--- begin Given data ---
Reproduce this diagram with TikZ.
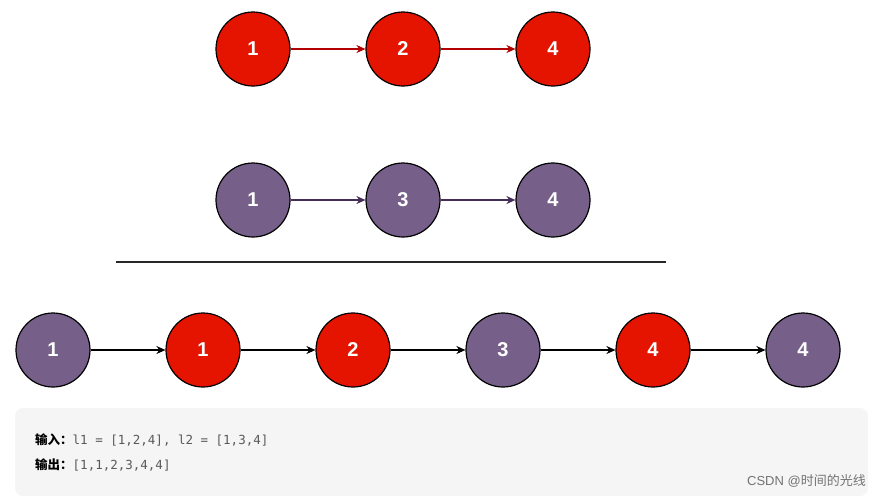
\documentclass[tikz,border=0pt]{standalone}
\usepackage{fontspec}
\setmainfont{Liberation Sans}
\newfontfamily\cjk{Noto Sans CJK SC}
\newfontfamily\monof{DejaVu Sans Mono}
\usetikzlibrary{arrows.meta}
\definecolor{rd}{HTML}{E51400}
\definecolor{pu}{HTML}{76608A}
\definecolor{ar}{HTML}{B20000}
\definecolor{ap}{HTML}{432D57}
\begin{document}
\begin{tikzpicture}[x=1pt,y=-1pt,
 nd/.style={circle,draw=black,line width=1.2pt,minimum size=74pt,inner sep=0pt,text=white,font=\bfseries\fontsize{20}{24}\selectfont},
 r/.style={nd,fill=rd}, p/.style={nd,fill=pu},
 ed/.style={-{Stealth[length=9pt,width=8pt]},line width=1.2pt}]
\useasboundingbox (0,0) rectangle (882,499);
\node[r] (a1) at (253,49) {1};
\node[r] (a2) at (403,49) {2};
\node[r] (a3) at (553,49) {4};
\node[p] (b1) at (253,200) {1};
\node[p] (b2) at (403,200) {3};
\node[p] (b3) at (553,200) {4};
\draw[ed,ar] (a1) -- (a2); \draw[ed,ar] (a2) -- (a3);
\draw[ed,ap] (b1) -- (b2); \draw[ed,ap] (b2) -- (b3);
\coordinate (l1) at (116,262); \coordinate (l2) at (666,262);
\draw[line width=1.5pt,black!85] (l1) -- (l2);
\node[p] (c1) at (53,350) {1};
\node[r] (c2) at (203,350) {1};
\node[r] (c3) at (353,350) {2};
\node[p] (c4) at (503,350) {3};
\node[r] (c5) at (653,350) {4};
\node[p] (c6) at (803,350) {4};
\foreach \u/\v in {c1/c2,c2/c3,c3/c4,c4/c5,c5/c6} \draw[ed,black] (\u) -- (\v);
\node[fill=black!4,rounded corners=8pt,minimum width=853pt,minimum height=88pt,inner sep=0pt] (box) at (441.5,452) {};
\node[anchor=west,inner sep=0pt,font=\fontsize{12.5}{15}\selectfont] (t1) at (35,440) {{\cjk\bfseries 输入：}{\monof\color{black!65}l1 = [1,2,4], l2 = [1,3,4]}};
\node[anchor=west,inner sep=0pt,font=\fontsize{12.5}{15}\selectfont] (t2) at (35,465) {{\cjk\bfseries 输出：}{\monof\color{black!65}[1,1,2,3,4,4]}};
\node[anchor=east,inner sep=0pt,text=black!55,font=\fontsize{13}{15}\selectfont] (wm) at (866,481) {CSDN @{\cjk 时间的光线}};
\end{tikzpicture}
\end{document}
--- end Given data ---
### Aim
Pictures excluded, quote all the data above exactly.

### Output of the task
Reproduce this diagram with TikZ.
\documentclass[tikz,border=0pt]{standalone}
\usepackage{fontspec}
\setmainfont{Liberation Sans}
\newfontfamily\cjk{Noto Sans CJK SC}
\newfontfamily\monof{DejaVu Sans Mono}
\usetikzlibrary{arrows.meta}
\definecolor{rd}{HTML}{E51400}
\definecolor{pu}{HTML}{76608A}
\definecolor{ar}{HTML}{B20000}
\definecolor{ap}{HTML}{432D57}
\begin{document}
\begin{tikzpicture}[x=1pt,y=-1pt,
 nd/.style={circle,draw=black,line width=1.2pt,minimum size=74pt,inner sep=0pt,text=white,font=\bfseries\fontsize{20}{24}\selectfont},
 r/.style={nd,fill=rd}, p/.style={nd,fill=pu},
 ed/.style={-{Stealth[length=9pt,width=8pt]},line width=1.2pt}]
\useasboundingbox (0,0) rectangle (882,499);
\node[r] (a1) at (253,49) {1};
\node[r] (a2) at (403,49) {2};
\node[r] (a3) at (553,49) {4};
\node[p] (b1) at (253,200) {1};
\node[p] (b2) at (403,200) {3};
\node[p] (b3) at (553,200) {4};
\draw[ed,ar] (a1) -- (a2); \draw[ed,ar] (a2) -- (a3);
\draw[ed,ap] (b1) -- (b2); \draw[ed,ap] (b2) -- (b3);
\coordinate (l1) at (116,262); \coordinate (l2) at (666,262);
\draw[line width=1.5pt,black!85] (l1) -- (l2);
\node[p] (c1) at (53,350) {1};
\node[r] (c2) at (203,350) {1};
\node[r] (c3) at (353,350) {2};
\node[p] (c4) at (503,350) {3};
\node[r] (c5) at (653,350) {4};
\node[p] (c6) at (803,350) {4};
\foreach \u/\v in {c1/c2,c2/c3,c3/c4,c4/c5,c5/c6} \draw[ed,black] (\u) -- (\v);
\node[fill=black!4,rounded corners=8pt,minimum width=853pt,minimum height=88pt,inner sep=0pt] (box) at (441.5,452) {};
\node[anchor=west,inner sep=0pt,font=\fontsize{12.5}{15}\selectfont] (t1) at (35,440) {{\cjk\bfseries 输入：}{\monof\color{black!65}l1 = [1,2,4], l2 = [1,3,4]}};
\node[anchor=west,inner sep=0pt,font=\fontsize{12.5}{15}\selectfont] (t2) at (35,465) {{\cjk\bfseries 输出：}{\monof\color{black!65}[1,1,2,3,4,4]}};
\node[anchor=east,inner sep=0pt,text=black!55,font=\fontsize{13}{15}\selectfont] (wm) at (866,481) {CSDN @{\cjk 时间的光线}};
\end{tikzpicture}
\end{document}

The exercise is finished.